Even for creators assessing their own growth, engagement rate is a more honest signal than raw follower count. A rising engagement rate while posting consistently usually means the algorithm is distributing content more broadly to receptive audiences. A falling rate, even alongside follower growth, can be an early warning sign that the content is drifting away from what the core audience actually wants.
Engagement rate benchmarks on TikTok
TikTok consistently delivers higher engagement rates than other major platforms. Instagram's average hovers around 1–3%, while TikTok accounts regularly see 4–8% or higher. This gap exists partly because TikTok's algorithm actively surfaces content to non-followers who are likely to find it relevant, meaning videos reach primed audiences who are already inclined to engage, not just a static follower base.
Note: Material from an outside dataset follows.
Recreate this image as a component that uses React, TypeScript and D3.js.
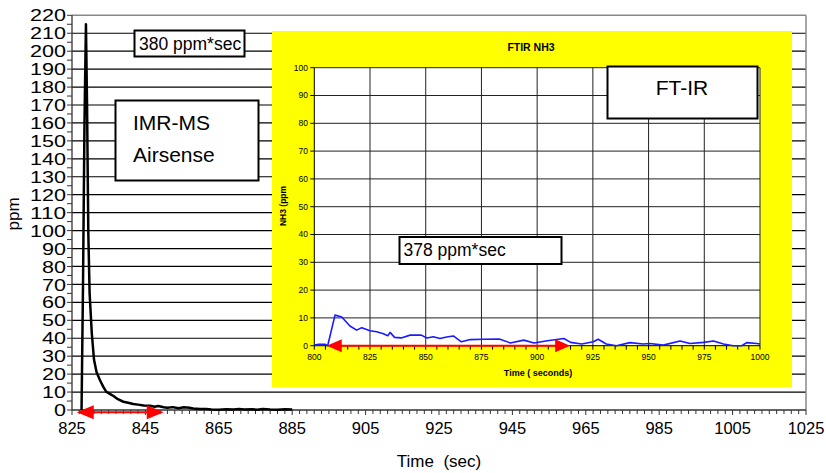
import * as d3 from "d3";

// main chart (IMR-MS Airsense) – time in sec, ppm
const mainTime = [827.6, 828.0, 828.4, 828.8, 829.1, 829.45, 829.8, 830.4, 831.0, 831.7, 832.6, 833.5, 834.3, 835.3, 836.3, 837.5, 839.0, 840.3, 841.7, 843.0, 844.5, 846.3, 847.5, 848.5, 850.0, 851.0, 852.5, 854.0, 855.5, 857.0, 858.0, 859.9, 861.5, 863.0, 865.0, 867.0, 869.0, 870.5, 872.0, 874.0, 875.5, 877.0, 879.0, 881.0, 883.0, 885.0];
const mainPpm = [0, 70, 160, 215, 170, 98, 65, 42.6, 28, 21, 16.7, 13, 10.2, 9, 7.8, 6, 4.6, 4, 3.3, 3, 2.5, 2.4, 1.8, 2.2, 1.5, 1.2, 1.6, 1, 1.5, 1.3, 0.8, 0.5, 0.6, 0.3, 0.2, 0.4, 0.3, 0.6, 0.3, 0.4, 0.2, 0.5, 0.3, 0.2, 0.4, 0.3];

// inset chart (FTIR NH3)
const ftirTime = [800, 802, 804.8, 806, 809.3, 812.3, 816, 819, 821.3, 825, 828, 831, 833, 834, 836, 839, 843, 848, 850.5, 853.4, 856.4, 859.4, 862.4, 866, 870, 876, 883, 888, 894, 898.6, 904.6, 912, 915, 920, 925.2, 927.4, 931, 935.6, 941.6, 947.6, 950.6, 956.6, 964.1, 968.6, 974.6, 979.1, 983.6, 988, 991.8, 994, 998.5, 1000];
const ftirPpm = [0.25, 0.5, 0.5, 0, 11, 10.3, 7.1, 5.6, 6.5, 5.4, 5, 4.3, 3.6, 4.8, 3, 2.8, 3.8, 3.8, 2.8, 3.2, 2.6, 3.1, 3.5, 1.4, 2.2, 2.3, 2.4, 1, 2, 1, 1.8, 2.6, 1.2, 0.6, 1.4, 2.3, 0.6, 0, 1.1, 0.6, 0.8, 0.2, 1.7, 0.8, 1.2, 1.7, 0.6, 0, 0, 1.1, 0.8, 0.6];

// integration range arrows
const mainArrow = [826.3, 850.0];
const ftirArrow = [805.6, 914.8];

const mainXTicks = [825, 845, 865, 885, 905, 925, 945, 965, 985, 1005, 1025];
const ftirXTicks = [800, 825, 850, 875, 900, 925, 950, 975, 1000];

const font = "'Liberation Sans', Arial, sans-serif";

export default function App() {
  const x = d3.scaleLinear().domain([825, 1025]).range([72, 806]);
  const y = d3.scaleLinear().domain([0, 220]).range([410, 15.3]);
  const ix = d3.scaleLinear().domain([800, 1000]).range([314.3, 760]);
  const iy = d3.scaleLinear().domain([0, 100]).range([345.7, 67.7]);

  const mainLine = d3.line<number>().x((d, i) => x(mainTime[i])).y((d) => y(d));
  const ftirLine = d3.line<number>().x((d, i) => ix(ftirTime[i])).y((d) => iy(d));

  const yTicks = d3.range(0, 221, 10);
  const yMinor = d3.range(0, 221, 5);
  const xMinor = d3.range(825, 1025.1, 2);
  const iyTicks = d3.range(0, 101, 10);
  const ixMinor = d3.range(800, 1000.1, 5);

  const arrowHead = (tipX: number, tipY: number, dir: number, len: number, h: number) =>
    `M${tipX},${tipY} L${tipX + dir * len},${tipY - h / 2} L${tipX + dir * len},${tipY + h / 2} Z`;

  return (
    <svg width={826} height={473} style={{ position: "absolute", left: 0, top: 0, background: "#fff" }} fontFamily={font}>
      {/* main gridlines */}
      {yTicks.slice(1, -1).map((t) => (
        <line key={"g" + t} x1={x(825)} x2={x(1025)} y1={y(t)} y2={y(t)} stroke="#000" strokeWidth={1.2} />
      ))}
      <line x1={x(825)} x2={x(1025)} y1={y(220)} y2={y(220)} stroke="#888" strokeWidth={1.5} />
      <line x1={x(1025)} x2={x(1025)} y1={y(220)} y2={y(0)} stroke="#888" strokeWidth={1.5} />

      {/* main axes */}
      <line x1={x(825)} x2={x(825)} y1={y(220)} y2={y(0)} stroke="#333" strokeWidth={1.3} />
      <line x1={x(825)} x2={x(1025)} y1={y(0)} y2={y(0)} stroke="#333" strokeWidth={1.3} />
      {yMinor.map((t) => (
        <line key={"yt" + t} x1={x(825) - 5} x2={x(825)} y1={y(t)} y2={y(t)} stroke="#333" strokeWidth={1} />
      ))}
      {xMinor.map((t) => (
        <line key={"xt" + t} x1={x(t)} x2={x(t)} y1={y(0)} y2={y(0) + ((t - 825) % 20 === 0 ? 5 : 4)} stroke="#333" strokeWidth={1} />
      ))}
      {yTicks.map((t) => (
        <text key={"yl" + t} x={66} y={y(t)} dy="0.36em" textAnchor="end" fontSize={17}
          textLength={String(t).length * 12} lengthAdjust="spacingAndGlyphs">{t}</text>
      ))}
      {mainXTicks.map((t) => (
        <text key={"xl" + t} x={x(t)} y={434} textAnchor="middle" fontSize={16.5}>{t}</text>
      ))}
      <text x={439} y={467} textAnchor="middle" fontSize={17}>{"Time\u00a0\u00a0(sec)"}</text>
      <text transform="translate(19,214) rotate(-90)" textAnchor="middle" fontSize={17}>ppm</text>

      {/* main series */}
      <path d={mainLine(mainPpm) || ""} fill="none" stroke="#000" strokeWidth={2.5} strokeLinejoin="round" />

      {/* main arrow */}
      <line x1={x(mainArrow[0]) + 10} x2={x(mainArrow[1]) - 10} y1={412.3} y2={412.3} stroke="#f00" strokeWidth={2} />
      <path d={arrowHead(x(mainArrow[0]), 412.3, 1, 17, 14)} fill="#f00" />
      <path d={arrowHead(x(mainArrow[1]), 412.3, -1, 17, 14)} fill="#f00" />

      {/* annotations main */}
      <rect x={134.5} y={30.5} width={110} height={26} fill="#fff" stroke="#000" strokeWidth={2} />
      <text x={139} y={50} fontSize={17.5}>380 ppm*sec</text>
      <rect x={115.5} y={100.5} width={143} height={80} fill="#fff" stroke="#000" strokeWidth={2} />
      <text x={133} y={130} fontSize={21}>IMR-MS</text>
      <text x={133} y={162} fontSize={21}>Airsense</text>

      {/* inset */}
      <rect x={272} y={31} width={520} height={356} fill="#ffff00" />
      <rect x={ix(800)} y={iy(100)} width={ix(1000) - ix(800)} height={iy(0) - iy(100)} fill="#fff" />
      {iyTicks.slice(1).map((t) => (
        <line key={"ig" + t} x1={ix(800)} x2={ix(1000)} y1={iy(t)} y2={iy(t)} stroke="#222" strokeWidth={1} />
      ))}
      {ftirXTicks.slice(1).map((t) => (
        <line key={"igx" + t} x1={ix(t)} x2={ix(t)} y1={iy(100)} y2={iy(0)} stroke="#222" strokeWidth={1} />
      ))}
      <line x1={ix(800)} x2={ix(800)} y1={iy(100)} y2={iy(0)} stroke="#000" strokeWidth={1} />
      <line x1={ix(800)} x2={ix(1000)} y1={iy(0)} y2={iy(0)} stroke="#000" strokeWidth={1} />
      {iyTicks.map((t) => (
        <line key={"iyt" + t} x1={ix(800) - 4} x2={ix(800)} y1={iy(t)} y2={iy(t)} stroke="#000" strokeWidth={1} />
      ))}
      {ixMinor.map((t) => (
        <line key={"ixt" + t} x1={ix(t)} x2={ix(t)} y1={iy(0)} y2={iy(0) + 4} stroke="#000" strokeWidth={1} />
      ))}
      {iyTicks.map((t) => (
        <text key={"iyl" + t} x={308} y={iy(t)} dy="0.35em" textAnchor="end" fontSize={8.5}>{t}</text>
      ))}
      {ftirXTicks.map((t) => (
        <text key={"ixl" + t} x={ix(t)} y={359.5} textAnchor="middle" fontSize={8.5}>{t}</text>
      ))}
      <text x={531} y={51} textAnchor="middle" fontSize={10.5} fontWeight="bold">FTIR NH3</text>
      <text x={538} y={376} textAnchor="middle" fontSize={9} fontWeight="bold">Time ( seconds)</text>
      <text transform="translate(286,206) rotate(-90)" textAnchor="middle" fontSize={8.5} fontWeight="bold">NH3 (ppm</text>

      <path d={ftirLine(ftirPpm) || ""} fill="none" stroke="#1a1aff" strokeWidth={1.6} strokeLinejoin="round" />

      {/* inset arrow */}
      <line x1={ix(ftirArrow[0]) + 10} x2={ix(ftirArrow[1]) - 10} y1={iy(0)} y2={iy(0)} stroke="#f00" strokeWidth={2} />
      <path d={arrowHead(ix(ftirArrow[0]), iy(0), 1, 15, 13)} fill="#f00" />
      <path d={arrowHead(ix(ftirArrow[1]), iy(0), -1, 15, 13)} fill="#f00" />

      {/* inset annotations */}
      <rect x={607.5} y={66.5} width={150} height={52} fill="#fff" stroke="#000" strokeWidth={2} />
      <text x={682} y={95} textAnchor="middle" fontSize={21}>FT-IR</text>
      <rect x={399.5} y={237} width={162} height={27} fill="#fff" stroke="#000" strokeWidth={2} />
      <text x={403.5} y={256} fontSize={17.5}>378 ppm*sec</text>
    </svg>
  );
}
One important caveat: very large accounts (10M+ followers) almost always show lower engagement rates simply due to scale. A 1% rate on a 50-million-follower account still means 500,000 likes per video, a number most creators would consider outstanding. Always read engagement rate alongside follower count rather than in isolation.
What affects TikTok engagement?
Account size
Smaller accounts almost always show higher engagement rates. As follower count grows, it becomes mathematically harder to maintain the same percentage of active interaction; the denominator (followers) grows faster than the numerator (likes). This is sometimes called "engagement dilution," and it's why benchmarks should always be interpreted in the context of account size.
Content niche
Tight niche communities (gaming, cooking, a specific sport, a particular genre of music) tend to have more passionate, invested audiences than broad lifestyle or general entertainment accounts. A smaller following in a specific niche often engages at a higher rate than a much larger following built around broadly appealing but less personally resonant content.
Posting frequency
Posting too rarely lets an audience go cold; followers forget the account exists or the algorithm deprioritizes it. Posting too frequently can dilute the average quality per video and spread the same pool of engagement across more posts, pulling the per-video average down. The highest-engagement accounts tend to have a consistent rhythm that keeps the audience primed without overwhelming them.
Audience quality
Accounts that grew organically through genuinely good content typically have more engaged followers than those that relied on follow-for-follow tactics, giveaways, or purchased followers. Organic growth builds a community of people who followed because they wanted to, which is the audience most likely to keep showing up and hitting the like button.